Photograph:
Australia’s only PZL Kos VH-CGC (c/n 209) at Bankstown, NSW in 1962 (David C Eyre)
Country of origin:
Poland
Description:
Two-seat light touring and training monoplane
Power Plant:
One 71 kw (95 hp) Continental C-90-12F four-cylinder horizontally-opposed air-cooled engine
Specifications:
- Wingspan: 8.50 m (27 ft 9 in)
- Length: 7 m (22 ft 10 in)
- Height: 1.88 m (6 ft 2 in)
- Wing area: 11.05 m² (119 sq ft)
- Max speed: 193 km/h (120 mph)
- Cruising speed: 174 km/h (108 mph)
- Stalling speed flaps down: 77 km/h (48 mph)
- Rate of climb at sea level: 247 m/min (810 ft/min)
- Service ceiling: 4,602 m (15,100 ft)
- Endurance: 4 hrs 15 min
- Range cruising at 164 km/h (102 mph): 644 km (400 miles)
- Fuel capacity: 75 litres (16.5 Imp gals)

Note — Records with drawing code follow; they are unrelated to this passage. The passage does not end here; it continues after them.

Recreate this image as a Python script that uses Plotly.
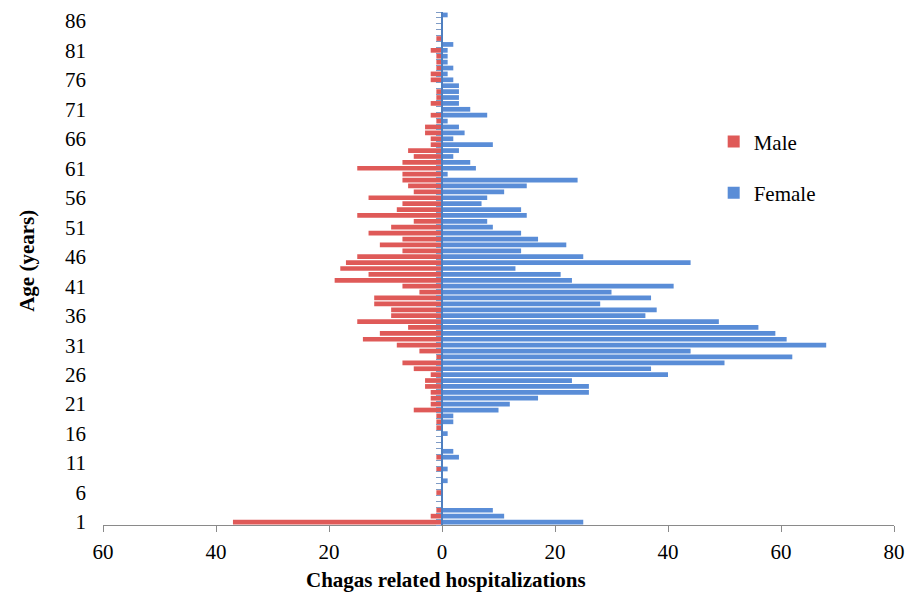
import plotly.graph_objects as go

# ---- data ----
ages = list(range(1, 88))

male = [37, 2, 1, 0, 0, 1, 0, 0, 0, 1,
        0, 1, 0, 0, 0, 0, 1, 1, 1, 5,
        2, 2, 2, 3, 3, 2, 5, 7, 1, 4,
        8, 14, 11, 6, 15, 9, 9, 12, 12, 4,
        7, 19, 13, 18, 17, 15, 7, 11, 7, 13,
        9, 5, 15, 8, 7, 13, 5, 6, 7, 7,
        15, 7, 5, 6, 2, 2, 3, 3, 1, 2,
        0, 2, 1, 1, 0, 2, 2, 1, 1, 1,
        2, 0, 1, 0, 0, 0, 0]

female = [25, 11, 9, 0, 0, 0, 0, 1, 0, 1,
          0, 3, 2, 0, 0, 1, 0, 2, 2, 10,
          12, 17, 26, 26, 23, 40, 37, 50, 62, 44,
          68, 61, 59, 56, 49, 36, 38, 28, 37, 30,
          41, 23, 21, 13, 44, 25, 14, 22, 17, 14,
          9, 8, 15, 14, 7, 8, 11, 15, 24, 1,
          6, 5, 2, 3, 9, 2, 4, 3, 1, 8,
          5, 3, 3, 3, 3, 2, 1, 2, 1, 1,
          1, 2, 0, 0, 0, 0, 1]

age_ticks = list(range(1, 87, 5))
x_tick_vals = [-60, -40, -20, 0, 20, 40, 60, 80]
x_tick_text = ["60", "40", "20", "0", "20", "40", "60", "80"]
series_names = ["Male", "Female"]
x_title = "Chagas related hospitalizations"
y_title = "Age (years)"

RED = "#DF5A58"
BLUE = "#5A8DD7"
FONT = "Liberation Serif"

fig = go.Figure()
fig.add_trace(go.Bar(y=ages, x=[-v for v in male], orientation="h",
                     name=series_names[0], marker=dict(color=RED, line=dict(width=0)),
                     legendgroup="m"))
fig.add_trace(go.Bar(y=ages, x=female, orientation="h",
                     name=series_names[1], marker=dict(color=BLUE, line=dict(width=0)),
                     legendgroup="f"))

fig.update_layout(
    width=914, height=598,
    margin=dict(l=103, r=17, t=9, b=73),
    paper_bgcolor="white", plot_bgcolor="white",
    barmode="relative", bargap=0.2,
    font=dict(family=FONT, size=21, color="black"),
    xaxis=dict(range=[-60, 80], tickvals=x_tick_vals, ticktext=x_tick_text,
               showgrid=False, zeroline=False, showline=True,
               linecolor="#8a8a8a", linewidth=1, ticks="outside", ticklen=6,
               tickcolor="#8a8a8a", tickfont=dict(family=FONT, size=21),
               ticklabelstandoff=2),
    yaxis=dict(range=[0.5, 87.5], tickvals=age_ticks,
               showgrid=False, zeroline=False, showline=False, ticks="",
               tickfont=dict(family=FONT, size=21), ticklabelstandoff=16),
    yaxis2=dict(range=[0.5, 87.5], overlaying="y", anchor="free",
                position=60 / 140, side="left",
                tickvals=[a + 0.5 for a in range(0, 88)],
                ticks="outside", ticklen=5, tickcolor="#7f9cc6",
                showticklabels=False, showgrid=False, zeroline=False,
                showline=True, linecolor="#4F7FC0", linewidth=1.5),
    showlegend=True,
    legend=dict(x=(716 - 103) / 794, y=1 - (119 - 9) / 516,
                xanchor="left", yanchor="top",
                font=dict(family=FONT, size=21),
                tracegroupgap=21, traceorder="grouped",
                bgcolor="rgba(0,0,0,0)"),
    annotations=[
        dict(text="<b>" + x_title + "</b>", xref="paper", yref="paper",
             x=(447 - 103) / 794, y=(525 - 580) / 516,
             xanchor="center", yanchor="middle", showarrow=False,
             font=dict(family=FONT, size=21, color="black")),
        dict(text="<b>" + y_title + "</b>", xref="paper", yref="paper",
             x=(26 - 103) / 794, y=1 - (259 - 9) / 516, textangle=-90,
             xanchor="center", yanchor="middle", showarrow=False,
             font=dict(family=FONT, size=21, color="black")),
    ],
)

# empty trace so that the central category axis is rendered
fig.add_trace(go.Scatter(x=[], y=[], yaxis="y2", showlegend=False, hoverinfo="skip"))

fig.write_html("out.html", config={"displayModeBar": False},
               post_script="document.body.style.margin='0';")
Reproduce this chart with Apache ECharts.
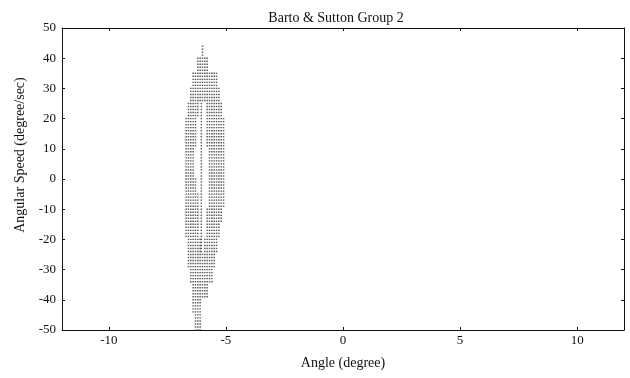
<!DOCTYPE html>
<html>
<head>
<meta charset="utf-8">
<script src="https://cdn.jsdelivr.net/npm/echarts@6/dist/echarts.min.js"></script>
<style>
  html, body { margin: 0; padding: 0; background: #fff; }
  #chart { width: 630px; height: 378px; }
</style>
</head>
<body>
<div id="chart"></div>
<script>
// visited states (5 deg/sec per band)
const bandTop  = [45, 40, 35, 30, 25, 20, 15, 10, 5, 0, -5, -10, -15, -20, -25, -30, -35, -40, -45];
const bandLo   = [-6.08, -6.2, -6.45, -6.55, -6.65, -6.7, -6.72, -6.72, -6.72, -6.72, -6.72, -6.72, -6.7, -6.65, -6.6, -6.55, -6.45, -6.4, -6.35];
const bandHi   = [-5.92, -5.75, -5.4, -5.28, -5.2, -5.1, -5.06, -5.04, -5.04, -5.04, -5.1, -5.15, -5.25, -5.35, -5.5, -5.6, -5.8, -6.05, -6.05];
const gapLo    = [null, null, null, null, -6.2, -6.25, -6.3, -6.33, -6.33, -6.25, -6.2, -6.18, -6.15, -6.1, null, null, null, null, null];
const gapHi    = [null, null, null, null, -5.88, -5.85, -5.8, -5.75, -5.72, -5.7, -5.75, -5.8, -5.85, -5.92, null, null, null, null, null];
const midColumn = -6.05;
const peakSpeed = 44;
const lowSpeed = -50;
const angleStep = 0.1;
const speedStep = 1;

const angleTicks = [-10, -5, 0, 5, 10];

const points = [];
for (let y = peakSpeed; y >= lowSpeed; y -= speedStep) {
  const i = Math.min(bandTop.length - 1, Math.floor((bandTop[0] - y) / 5));
  const kLo = Math.ceil(bandLo[i] / angleStep - 1e-6);
  const kHi = Math.floor(bandHi[i] / angleStep + 1e-6);
  for (let k = kLo; k <= kHi; k++) {
    const x = +(k * angleStep).toFixed(2);
    if (gapLo[i] !== null && x > gapLo[i] && x < gapHi[i]) continue;
    points.push([x, y]);
  }
  if (gapLo[i] !== null) points.push([midColumn, y]);
}

const serif = '"Liberation Serif", "DejaVu Serif", serif';
const ink = '#111';

const myChart = echarts.init(document.getElementById('chart'));
const option = {
  animation: false,
  backgroundColor: '#fff',
  title: {
    text: 'Barto & Sutton Group 2',
    left: 331,
    textAlign: 'center',
    top: 6,
    textStyle: { fontFamily: serif, fontSize: 14, fontWeight: 'normal', color: ink }
  },
  graphic: [
    {
      type: 'text',
      x: 20,
      y: 155,
      rotation: Math.PI / 2,
      style: {
        text: 'Angular Speed (degree/sec)',
        font: '14px ' + serif,
        fill: ink,
        align: 'center',
        verticalAlign: 'middle'
      }
    }
  ],
  grid: { left: 62, right: 6, top: 28, bottom: 48 },
  xAxis: [
    {
      type: 'value',
      min: -12,
      max: 12,
      interval: 1,
      name: 'Angle (degree)',
      nameLocation: 'middle',
      nameGap: 26,
      nameTextStyle: { fontFamily: serif, fontSize: 14, color: ink },
      axisLine: { onZero: false, lineStyle: { color: ink, width: 1 } },
      axisTick: { inside: true, length: 3, customValues: angleTicks, lineStyle: { color: ink } },
      axisLabel: {
        customValues: angleTicks,
        margin: 4,
        fontFamily: serif, fontSize: 13, color: ink
      },
      splitLine: { show: false }
    },
    {
      type: 'value',
      position: 'top',
      min: -12,
      max: 12,
      axisLine: { onZero: false, lineStyle: { color: ink, width: 1 } },
      axisTick: { inside: true, length: 3, customValues: angleTicks, lineStyle: { color: ink } },
      axisLabel: { show: false },
      splitLine: { show: false }
    }
  ],
  yAxis: [
    {
      type: 'value',
      min: -50,
      max: 50,
      interval: 10,
      axisLine: { onZero: false, lineStyle: { color: ink, width: 1 } },
      axisTick: { inside: true, length: 3, lineStyle: { color: ink } },
      axisLabel: { margin: 6, fontFamily: serif, fontSize: 13, color: ink },
      splitLine: { show: false }
    },
    {
      type: 'value',
      position: 'right',
      min: -50,
      max: 50,
      interval: 10,
      axisLine: { show: true, onZero: false, lineStyle: { color: ink, width: 1 } },
      axisTick: { show: true, inside: true, length: 3, lineStyle: { color: ink } },
      axisLabel: { show: false },
      splitLine: { show: false }
    }
  ],
  series: [
    {
      type: 'scatter',
      data: points,
      symbol: 'rect',
      symbolSize: [1.5, 1.4],
      itemStyle: { color: '#333' },
      silent: true
    }
  ]
};
myChart.setOption(option);
</script>
</body>
</html>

- Take-off run: 208 m (682 ft)
- Empty weight: 404 kg (809 lb)
- Loaded weight: 630 kg (1,390 lb)
History:
The PZL-102 Kos (Blackbird) was designed and developed by Polskie Zaklady Lotnicze (PZL), the prototype powered by a 48 kw (65 hp) Narkiewicz four-cylinder horizontally-opposed air-cooled engine, flying for the first time on 21 May 1958. It was developed to the PZL-102B with a 71 kw (95 hp) Continental engine driving a two-blade fixed-pitch wooden propeller. Production aircraft were exported to Brazil, The Lebanon and Finland for training and touring use. With load factors of + 4.5/-2.25 G it could be fitted with either a dual wheel or stick controls. Construction was all-metal with some fabric covering. The brakes were pneumatic. Fuel capacity was 75 litres (16.5 Imp gals) in a fuselage centre-section tank. Only a few are known to survive overseas. One survivor in South Africa (ZS-UDI) has a Continental O-200 engine installed.
One example of the Kos was imported to this region for Kingsford Smith Aviation Services Ltd, later Austerserve, importers of the Auster series. Imported via Motoimport in early 1962, and painted as VH-CGC, it conducted some testing for a Certificate of Airworthiness but this was not forthcoming. The aircraft was dismantled and returned to Poland. It is believed the Department of Civil Aviation required some 187 modifications before the aircraft could fly in Australia, some 127 being required before it could be certified. The aircraft later became SP-GLO and later SP-EFA, eventually being retired and placed in storage.